**GIVEN INSTRUCTION:** From the very first line of the data to the line containing "ys = alt.Scale(domain=[0.3, 1.0], nice=False, zero=False)", retype everything exactly, leaving the pictures behind.

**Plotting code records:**
- - - - - - -
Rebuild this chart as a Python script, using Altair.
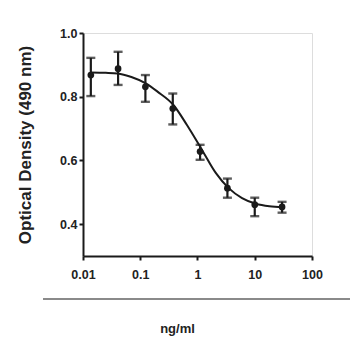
import altair as alt
import pandas as pd

# measured points (3-fold dilutions)
conc = [0.0137, 0.041, 0.123, 0.37, 1.11, 3.33, 10, 30]
od = [0.868, 0.888, 0.831, 0.763, 0.628, 0.513, 0.461, 0.454]
od_hi = [0.922, 0.941, 0.868, 0.810, 0.649, 0.543, 0.483, 0.470]
od_lo = [0.802, 0.837, 0.784, 0.713, 0.602, 0.483, 0.425, 0.436]

# fitted curve
curve_x = [0.0137, 0.025, 0.04, 0.07, 0.125, 0.2, 0.38, 0.65, 1.2, 2.1, 3.5, 6, 10.5, 18, 31]
curve_y = [0.876, 0.875, 0.873, 0.862, 0.842, 0.816, 0.774, 0.712, 0.633, 0.560, 0.513, 0.482, 0.464, 0.456, 0.453]

x_ticks = [0.01, 0.1, 1, 10, 100]
y_ticks = [0.4, 0.6, 0.8, 1.0]

pts = pd.DataFrame({"conc": conc, "od": od, "hi": od_hi, "lo": od_lo})
crv = pd.DataFrame({"conc": curve_x, "od": curve_y})

FONT = "Liberation Sans"
INK = "#1a1a1a"

xs = alt.Scale(type="log", domain=[0.01, 100], nice=False)
ys = alt.Scale(domain=[0.3, 1.0], nice=False, zero=False)

x_axis = alt.Axis(
    values=x_ticks,
    labelExpr="datum.value >= 1 ? format(datum.value, 'd') : format(datum.value, '.2~f')",
    grid=False, domainWidth=2, domainColor=INK, tickColor=INK, tickWidth=2, tickSize=4,
    labelFont=FONT, labelFontWeight="bold", labelFontSize=12.5, labelColor="#222",
    labelPadding=8, labelFlush=False,
    title="ng/ml", titleFont=FONT, titleFontWeight="bold", titleFontSize=13,
    titleColor="#222", titleX=94, titleY=72, titleBaseline="middle", titleAnchor="middle",
    titleAlign="center",
)
y_axis = alt.Axis(
    values=y_ticks, format=".1f",
    grid=False, domainWidth=2, domainColor=INK, tickColor=INK, tickWidth=2, tickSize=4,
    labelFont=FONT, labelFontWeight="bold", labelFontSize=12.5, labelColor="#222",
    labelPadding=2,
    title="Optical Density (490 nm)", titleFont=FONT, titleFontWeight="bold",
    titleFontSize=17, titleColor="#222", titleX=-58, titleBaseline="middle",
)

line = alt.Chart(crv).mark_line(color=INK, strokeWidth=2, interpolate="monotone").encode(
    x=alt.X("conc:Q", scale=xs, axis=x_axis),
    y=alt.Y("od:Q", scale=ys, axis=y_axis),
)
bars = alt.Chart(pts).mark_rule(color=INK, strokeWidth=2.2).encode(
    x="conc:Q", y="lo:Q", y2="hi:Q"
)
cap_hi = alt.Chart(pts).mark_tick(color=INK, orient="horizontal", size=9, thickness=2.4).encode(
    x="conc:Q", y="hi:Q"
)
cap_lo = alt.Chart(pts).mark_tick(color=INK, orient="horizontal", size=9, thickness=2.4).encode(
    x="conc:Q", y="lo:Q"
)
dots = alt.Chart(pts).mark_point(filled=True, color=INK, size=45, opacity=1).encode(
    x="conc:Q", y="od:Q"
)
sep = alt.Chart(pts).mark_rule(color="#8a8a8a", strokeWidth=2).encode(
    x=alt.value(-40), x2=alt.value(267), y=alt.value(266)
)

chart = alt.layer(line, bars, cap_hi, cap_lo, dots, sep).properties(
    width=229, height=223,
    autosize=alt.AutoSizeParams(type="none"),
    padding={"left": 75, "top": 25, "right": 38, "bottom": 94},
).configure_view(stroke=None).configure(background="white")

chart.save("out.html", embed_options={"renderer": "svg", "actions": False})
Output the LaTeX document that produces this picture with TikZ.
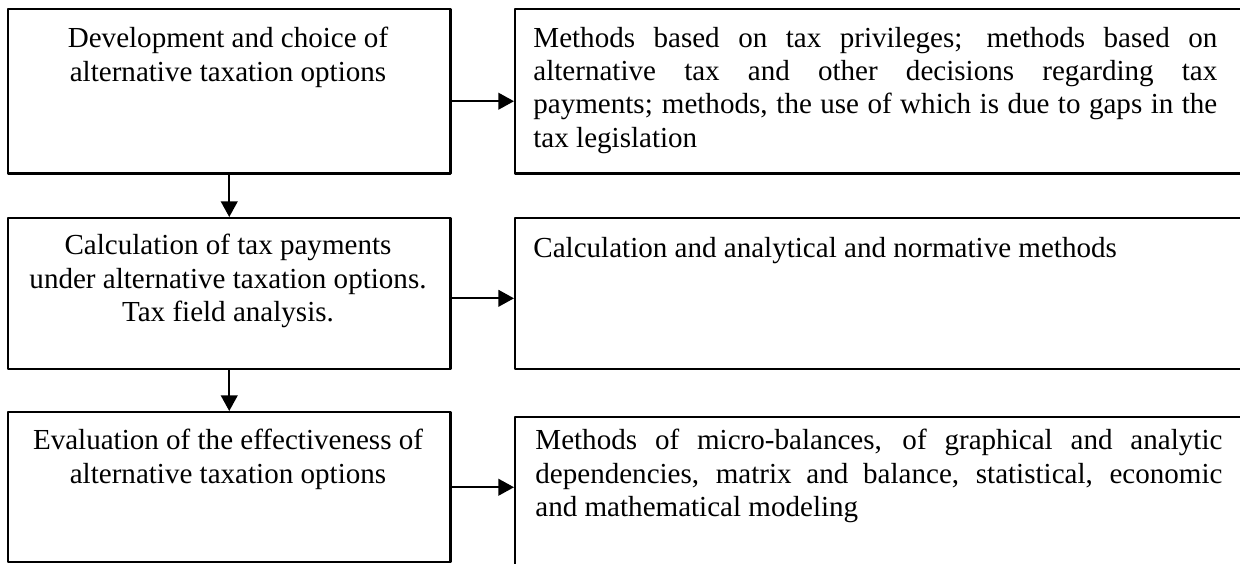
\documentclass[tikz,border=0pt]{standalone}
\usepackage{fontspec}
\setmainfont{Liberation Serif}
\usetikzlibrary{arrows.meta}
\newcommand{\px}{0.4818pt}
\begin{document}
\begin{tikzpicture}[x=\px, y=-\px, line join=round, >={Triangle[length=7.5pt,width=8pt]},
        font=\fontsize{14}{16}\selectfont,
        box/.style={draw, line width=1.2pt, inner sep=0pt, anchor=north west},
        midtxt/.style={anchor=north, align=center, inner sep=0pt},
        sidetxt/.style={anchor=north west, align=justify, text width=329.5pt, inner sep=0pt}]
            \useasboundingbox (0,0) rectangle (1240,563);
            \clip (0,0) rectangle (1240,563);
            \node[box, minimum width=212.96pt, minimum height=79.02pt] (devbox) at (7,8) {};
            \node[box, minimum width=212.96pt, minimum height=72.75pt] (calcbox) at (7,217) {};
            \node[box, minimum width=212.96pt, minimum height=72.27pt] (evalbox) at (7,411) {};
            \node[box, minimum width=352.2pt, minimum height=79.02pt] (privbox) at (514,8) {};
            \node[box, minimum width=352.2pt, minimum height=72.75pt] (normbox) at (514,217) {};
            \node[box, minimum width=352.2pt, minimum height=76.6pt] (modbox) at (514,416) {};
            \node[midtxt] (devtxt) at (228,27) {Development and choice of\\alternative taxation options};
            \node[midtxt] (calctxt) at (228,234) {Calculation of tax payments\\under alternative taxation options.\\Tax field analysis.};
            \node[midtxt] (evaltxt) at (228,429) {Evaluation of the effectiveness of\\alternative taxation options};
            \node[sidetxt] (privtxt) at (533,27) {Methods based on tax privileges; methods based on\linebreak alternative tax and other decisions regarding tax\linebreak payments; methods, the use of which is due to gaps in the\linebreak tax legislation};
            \node[sidetxt] (normtxt) at (533,237) {Calculation and analytical and normative methods};
            \node[sidetxt, text width=331pt] (modtxt) at (535,429) {Methods of micro-balances, of graphical and analytic\linebreak dependencies, matrix and balance, statistical, economic\linebreak and mathematical modeling};
            \draw[->, line width=0.9pt] ([yshift=-4.8pt]devbox.east) -- ([yshift=-4.8pt]devbox.east -| privbox.west);
            \draw[->, line width=0.9pt] ([yshift=-2.2pt]calcbox.east) -- ([yshift=-2.2pt]calcbox.east -| normbox.west);
            \draw[->, line width=0.9pt] (evalbox.east) -- (evalbox.east -| modbox.west);
            \draw[->, line width=0.9pt] (devbox.south) -- (calcbox.north);
            \draw[->, line width=0.9pt] (calcbox.south) -- (evalbox.north);
        \end{tikzpicture}
\end{document}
- - - - - - -
**RESPONSE TO THIS TASK:**
Rebuild this chart as a Python script, using Altair.
import altair as alt
import pandas as pd

# measured points (3-fold dilutions)
conc = [0.0137, 0.041, 0.123, 0.37, 1.11, 3.33, 10, 30]
od = [0.868, 0.888, 0.831, 0.763, 0.628, 0.513, 0.461, 0.454]
od_hi = [0.922, 0.941, 0.868, 0.810, 0.649, 0.543, 0.483, 0.470]
od_lo = [0.802, 0.837, 0.784, 0.713, 0.602, 0.483, 0.425, 0.436]

# fitted curve
curve_x = [0.0137, 0.025, 0.04, 0.07, 0.125, 0.2, 0.38, 0.65, 1.2, 2.1, 3.5, 6, 10.5, 18, 31]
curve_y = [0.876, 0.875, 0.873, 0.862, 0.842, 0.816, 0.774, 0.712, 0.633, 0.560, 0.513, 0.482, 0.464, 0.456, 0.453]

x_ticks = [0.01, 0.1, 1, 10, 100]
y_ticks = [0.4, 0.6, 0.8, 1.0]

pts = pd.DataFrame({"conc": conc, "od": od, "hi": od_hi, "lo": od_lo})
crv = pd.DataFrame({"conc": curve_x, "od": curve_y})

FONT = "Liberation Sans"
INK = "#1a1a1a"

xs = alt.Scale(type="log", domain=[0.01, 100], nice=False)
ys = alt.Scale(domain=[0.3, 1.0], nice=False, zero=False)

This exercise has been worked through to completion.